Years ago, George Carlin did a routine about oxymorons (short phrases that contradict themselves); among his examples were “military intelligence” and “jumbo shrimp.” Many would argue that the term “white funk” should be on the list; certainly, it’s a term that continues to strike terror in the hearts of serious listeners to this day. Try it yourself: draw up a list of great white funk bands. Let’s see, there’s the Talking Heads, and, uh, er… hmmm, pretty short list, alright…
Somehow, the Talking Heads seemed to stumble on to the peculiar alchemy of funk that the other 199% missed, and they did it despite having one of the whitest and (on the surface, anyway) least funky lead singers of all time, David Byrne. Ironically, perhaps his being so notably un-funky contributed to their success as a funk band; the fact that he never fell into the trap of imitating black vocal mannerisms and inflections surely always set the band apart.
No matter what color you are, though, if you’re talking funk, you better have a great rhythm section, and the Talking Heads had Chris Frantz and Tina Weymouth (drums and bass, respectively), who took the idea of playing together to a new (some might even say dangerous) extreme by not only getting married, but by staying that way for the next twenty-five years or so (now, that’s a tight rhythm section.)
In 1982 they put out their first album as the Tom Tom Club, and this Wednesday, July 24th, they’ll bring the band to the Wellfleet Beachcomber their first Cape Cod appearance. They might not still have the geeky lead singer, but they’ve still got a lot of the spirit of unbridled joy and celebration that made both the Tom Tom Club and the Talking Heads so much fun way back when.
Talking to Tina between rehearsals last week at their home near Fairfield, CT., it was clear that the flame was still burning brightly, as she went from rhapsodizing over the current line-up (“the current band is the best ever -it’s such a hoot”) to fond reminiscences of the old days. She met husband-to-be Chris Frantz when both were students at the Rhode Island School of Design back in the early seventies.
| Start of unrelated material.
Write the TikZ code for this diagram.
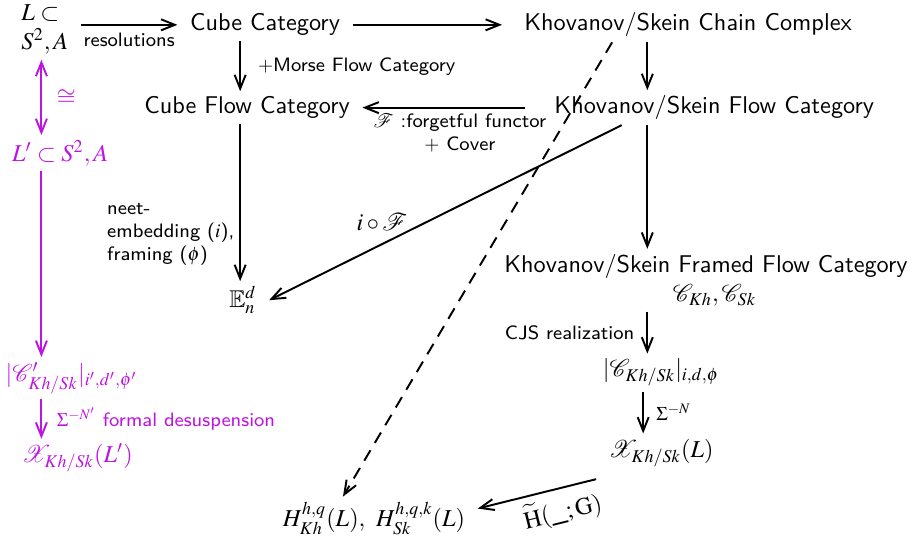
\documentclass[tikz,border=0pt]{standalone}
\usepackage{amsmath,amssymb}
\usepackage{mathptmx}
\usepackage{mathrsfs}
\usepackage{tikz}
\usetikzlibrary{arrows.meta,calc}
\definecolor{desusp}{RGB}{190,20,225}
\tikzset{
  cdnode/.style={inner xsep=5pt, inner ysep=2pt, font=\sffamily},
  cdlabel/.style={inner sep=2pt, font=\sffamily\footnotesize},
  cdarrow/.style={-{Straight Barb[length=2mm,width=1.6mm]}, thick},
  cdboth/.style={{Straight Barb[length=2mm,width=1.6mm]}-{Straight Barb[length=2mm,width=1.6mm]}, thick},
  cddashed/.style={cdarrow, dash pattern=on 5pt off 3.5pt},
}

\begin{document}
\begin{tikzpicture}[x=1cm, y=1cm]
  \useasboundingbox (0,0) rectangle (13.23,-7.77);
  \coordinate (colL) at (0.60,0);
  \coordinate (colM) at (3.48,0);
  \coordinate (colR) at (9.38,0);
  \coordinate (colS) at (9.32,0);
  % Knoten
  \node[cdnode, align=left] (link) at (0.65,-0.43) {$L\subset$\\$S^2,A$};
  \node[cdnode] (cube) at (3.84,-0.36) {Cube Category};
  \node[cdnode] (kcc) at (9.97,-0.36) {Khovanov/Skein Chain Complex};
  \node[cdnode] (cfc) at (3.58,-1.56) {Cube Flow Category};
  \node[cdnode] (kfc) at (10.35,-1.56) {Khovanov/Skein Flow Category};
  \node[cdnode] (emb) at (3.52,-4.35) {$\mathbb{E}^d_n$};
  \node[cdnode, align=center] (kffc) at (10.23,-4.06)
    {Khovanov/Skein Framed Flow Category\\\hspace*{0.25cm}$\mathscr{C}_{Kh},\mathscr{C}_{Sk}$};
  \node[cdnode] (real) at (9.58,-5.40) {$|\mathscr{C}_{Kh/Sk}|_{i,d,\phi}$};
  \node[cdnode] (spec) at (9.58,-6.56) {$\mathscr{X}_{Kh/Sk}(L)$};
  \node[cdnode] (homol) at (5.42,-7.51) {$H^{h,q}_{Kh}(L),\ H^{h,q,k}_{Sk}(L)$};
  % L'
  \node[cdnode, text=desusp] (link2) at (0.87,-2.22) {$L'\subset S^2,A$};
  \node[cdnode, text=desusp] (real2) at (1.04,-5.48) {$|\mathscr{C}'_{Kh/Sk}|_{i',d',\phi'}$};
  \node[cdnode, text=desusp] (spec2) at (1.12,-6.64) {$\mathscr{X}_{Kh/Sk}(L')$};
  % Pfeile
  \draw[cdarrow] (link.east |- cube.west) -- (cube.west)
    node[cdlabel, midway, below=1pt] {resolutions};
  \draw[cdarrow] (cube.east) -- ([xshift=-4pt]kcc.west);
  \draw[cdarrow] (cube.south -| colM) -- (cfc.north -| colM)
    node[cdlabel, midway, right=5pt] {$+$Morse Flow Category};
  \draw[cdarrow] ([xshift=-7pt]kfc.west) -- (cfc.east)
    node[cdlabel, pos=0.4, below, align=center] {$\mathscr{F}$ :forgetful functor\\$+$ Cover};
  \draw[cdarrow] (cfc.south -| colM) -- (emb.north -| colM)
    node[cdlabel, pos=0.7, left, align=left] {neet-\\embedding ($i$),\\framing ($\phi$)};
  \draw[cdarrow] ([xshift=-1.34cm]kfc.south) -- (emb.east)
    node[cdnode, pos=0.68, above=3pt] {$i\circ\mathscr{F}$};
  \draw[cddashed] ([xshift=-1.1cm]kcc.south) -- ([xshift=-0.45cm]homol.north);
  \draw[cdarrow] (kcc.south -| colR) -- (kfc.north -| colR);
  \draw[cdarrow] (kfc.south -| colR) -- (kffc.north -| colR);
  \draw[cdarrow] (kffc.south -| colR) -- (real.north -| colR)
    node[cdlabel, midway, left=3pt] {CJS realization};
  \draw[cdarrow] (real.south -| colS) -- (spec.north -| colS)
    node[cdlabel, midway, right=3pt] {$\Sigma^{-N}$};
  \draw[cdarrow] ([yshift=-3pt]spec.south west) -- ([yshift=4pt]homol.east)
    node[cdnode, pos=0.33, below=1pt, sloped] {$\widetilde{\mathrm{H}}(\_;\mathrm{G})$};
  % desuspension
  \draw[cdboth, desusp] (link.south -| colL) -- (link2.north -| colL)
    node[cdnode, midway, right=1pt] {$\cong$};
  \draw[cdarrow, desusp] (link2.south -| colL) -- (real2.north -| colL);
  \draw[cdarrow, desusp] (real2.south -| colL) -- (spec2.north -| colL)
    node[cdlabel, midway, right=4pt] {$\Sigma^{-N'}$ formal desuspension};
\end{tikzpicture}
\end{document}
“We met in painting class; I was making a big mess, and Chris’s roommate came up and said ‘you’re really a s____ painter’, which really kind of hurt at the time, and Chris came up and in this gentlemanly Kentucky drawl said ‘you just ignore him -he can’t paint either!’ Later, Chris got a little 10” black and white TV set and we all used to over to his apartment on Saturday mornings and eat omelets -he’s a fantastic cook -and watch ‘Soul Train’ and practice all the dance moves.”
It was also at RISD that the couple met Byrne, who at the time was called “Mad Dave”, perhaps because he wasn’t a student, he was just hanging around. Eventually, they formed a band with him called the Artistics, but he wasn’t the singer (he’d been brought on board for his guitar playing) and Tina hadn’t started playing bass yet. All that popped up once they’d graduated and moved to New York City -and once Tina happened to see Muddy Waters at the Chicken Box on Nantucket, an experience that overnight convinced her to give up her art career and concentrate full-time on music.
Eight Talking Heads and Five Tom Tom Club albums later, music still rules (though the couple also managed to release a couple of children somewhere along the way). They have a recording studio on the grounds of their home that was large enough to record the live album they’ll be releasing this fall, and their last album, “The Good, the Bad, and the Funky” (Rykodisc) is a solid addition to their already impressive catalog, featuring such delights as “Happiness Can’t Buy Money” (apparently an adaptation of a favorite phrase of Weymouth’s dad) and a guest vocal from the legendary Toots Hibbert on “She’s Dangerous.”
They’ll be an eight-piece at the Beachcomber, and it’s obvious, both from the new album and from our conversation, that they haven’t forgotten how to have an unpretentiously funky good time. As ex-New Yorkers, the events of last 9/11 hit them hard, but gave them all the more reason to saddle up again. As Tina says, “you’ve got to will yourself to optimism.”